Boiam leves, desatentos,
Boiam leves, desatentos,
Meus pensamentos de mágoa
Como, no sono dos ventos,
As algas, cabelos lentos
Do corpo morto das águas.
Boiam como folhas mortas
À tona de águas paradas.
São coisas vestindo nadas,
Pós remoinhando nas portas
Das casas abandonadas.
Sono de ser, sem remédio,
Vestígio do que não foi,
Leve mágoa, breve tédio,
Não sei se para, se flui;
Não sei se existe ou se dói.
ANÁLISE AO POEMA:
Os poemas que Pessoa reuniu no que seria o seu Cancioneiro, eram poemas para serem cantados, mas só por isso não eram poemas menores, pelo contrário. Pensava Pessoa encontrar nesse modo de comunicar a poesia, um forte elo entre o sentimento e a compreensão.
Uma característica de Pessoa ortónimo é um sentimento de leveza e tédio, um sentimento existencialista que precede em si mesmo o existencialismo de Sartre por dezenas de anos, mas em que transparece a mesma angústia de viver e o desespero por procura de significados que encontramos tão profundos na "Náusea" do mestre francês.
O texto que refere é um exemplo perfeito para ilustrar um tema muito querido a Pessoa, que o aproximou também por intermédio de Bernardo Soares, o autor tardio do Livro do Desassossego - o tédio de existir. Este tédio está muito perto de ser a náusea, o sentimento de nojo de ser que Sartre sente ao caminhar pelo nevoeiro na noite da cidade, vendo as sombras indistintas dos prédios e dos outros homens. Afinal é uma aproximação a um tema absurdo - a análise da vida humana e do seu significado.
Vejamos o texto mais perto: "Boiam leves, desatentos / Meus pensamentos de mágoa / Como, no sono dos ventos, / As algas, cabelos lentos / Do corpo morto das águas."

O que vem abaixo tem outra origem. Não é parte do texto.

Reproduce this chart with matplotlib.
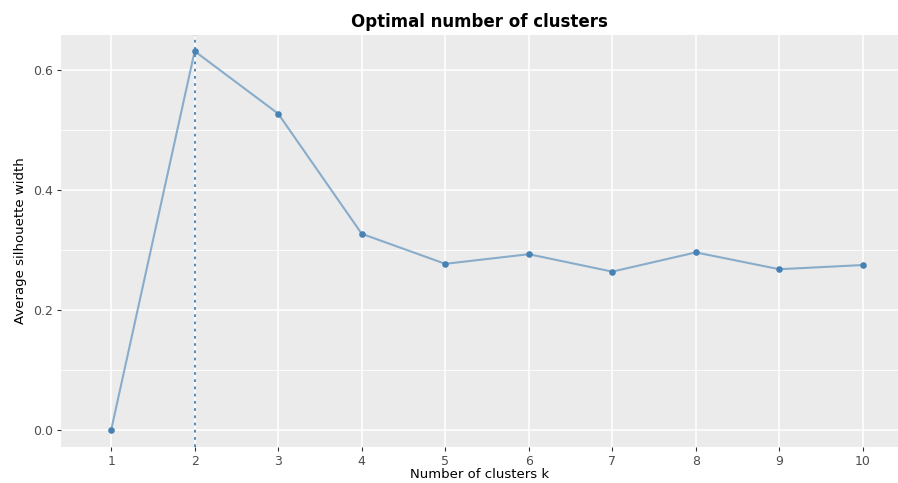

Veja-se como Pessoa inicia por estabelecer um cenário morto, parado no tempo, em que ação e o rebuliço do mundo se confronta com o absurdo de o pensar. Os pensamentos são a realização que existe um mundo que não é feito só de pensamentos.
Os pensamentos, esses, "Boiam como folhas mortas (...) / São coisas vestindo nadas". São inconsequentes, irreais, porque absurdos, porque querem intervir no mundo e afinal não passam de devaneios sonhadores, sem força, sem consistência de realidade. Pelo menos sem consistência aparente, perante a avassaladora força do mundo exterior, que os esmaga e suprime.
É o próprio Pessoa que nos esclarece na conclusão. Os pensamentos são "Sono de ser, sem remédio / Leve mágoa, breve tédio,". Apenas um estado contemplativo, que "Não sei se existe ou se dói." Afinal é essa a verdade sobre as suas ideias, a sua consciência de ser diferente dos outros homens - é o que o diferencia e o torna mais nobre, é também um distanciamento.
Mais do que um estado depressivo, o poema passa uma ideia de nobre aceitação do destino absurdo do homem, perante uma realidade que o assola como um fantasma e o torna sem carne, um monstro sem escape perante a sua prisão-mundo.